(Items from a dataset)
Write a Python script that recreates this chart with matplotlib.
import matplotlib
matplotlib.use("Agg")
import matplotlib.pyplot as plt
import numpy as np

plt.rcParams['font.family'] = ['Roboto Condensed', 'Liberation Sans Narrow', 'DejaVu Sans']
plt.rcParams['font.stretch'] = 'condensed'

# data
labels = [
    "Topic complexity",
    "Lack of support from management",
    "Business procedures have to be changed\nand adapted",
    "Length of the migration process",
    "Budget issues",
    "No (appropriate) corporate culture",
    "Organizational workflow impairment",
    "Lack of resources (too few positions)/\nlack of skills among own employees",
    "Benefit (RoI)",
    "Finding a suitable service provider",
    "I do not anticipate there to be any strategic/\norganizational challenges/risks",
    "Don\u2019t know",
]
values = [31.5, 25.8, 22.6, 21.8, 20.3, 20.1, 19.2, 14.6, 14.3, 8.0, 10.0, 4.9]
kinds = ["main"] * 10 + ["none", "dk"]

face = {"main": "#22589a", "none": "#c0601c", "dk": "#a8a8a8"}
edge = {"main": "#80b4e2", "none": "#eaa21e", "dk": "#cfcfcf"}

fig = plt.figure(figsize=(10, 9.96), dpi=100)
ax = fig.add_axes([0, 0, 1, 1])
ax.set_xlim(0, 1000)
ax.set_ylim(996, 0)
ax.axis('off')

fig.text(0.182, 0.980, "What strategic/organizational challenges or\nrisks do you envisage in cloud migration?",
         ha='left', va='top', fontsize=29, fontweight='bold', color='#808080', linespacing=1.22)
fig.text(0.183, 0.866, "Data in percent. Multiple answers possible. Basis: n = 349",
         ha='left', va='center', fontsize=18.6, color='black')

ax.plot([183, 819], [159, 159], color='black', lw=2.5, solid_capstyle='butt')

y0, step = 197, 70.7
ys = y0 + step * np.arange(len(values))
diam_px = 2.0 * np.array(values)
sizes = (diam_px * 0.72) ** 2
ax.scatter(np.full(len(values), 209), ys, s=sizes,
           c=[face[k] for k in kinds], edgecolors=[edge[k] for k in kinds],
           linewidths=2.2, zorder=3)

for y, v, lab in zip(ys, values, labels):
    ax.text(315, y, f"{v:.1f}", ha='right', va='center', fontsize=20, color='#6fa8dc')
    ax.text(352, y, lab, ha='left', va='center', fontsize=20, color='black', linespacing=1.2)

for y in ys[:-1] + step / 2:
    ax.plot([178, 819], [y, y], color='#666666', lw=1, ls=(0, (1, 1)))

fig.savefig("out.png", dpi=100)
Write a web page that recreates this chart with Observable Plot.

**SHORT PROBLEM:** Gather each line holding the string "Write".

**RESULT OF THE TASK:**
Write a Python script that recreates this chart with matplotlib.
Write a web page that recreates this chart with Observable Plot.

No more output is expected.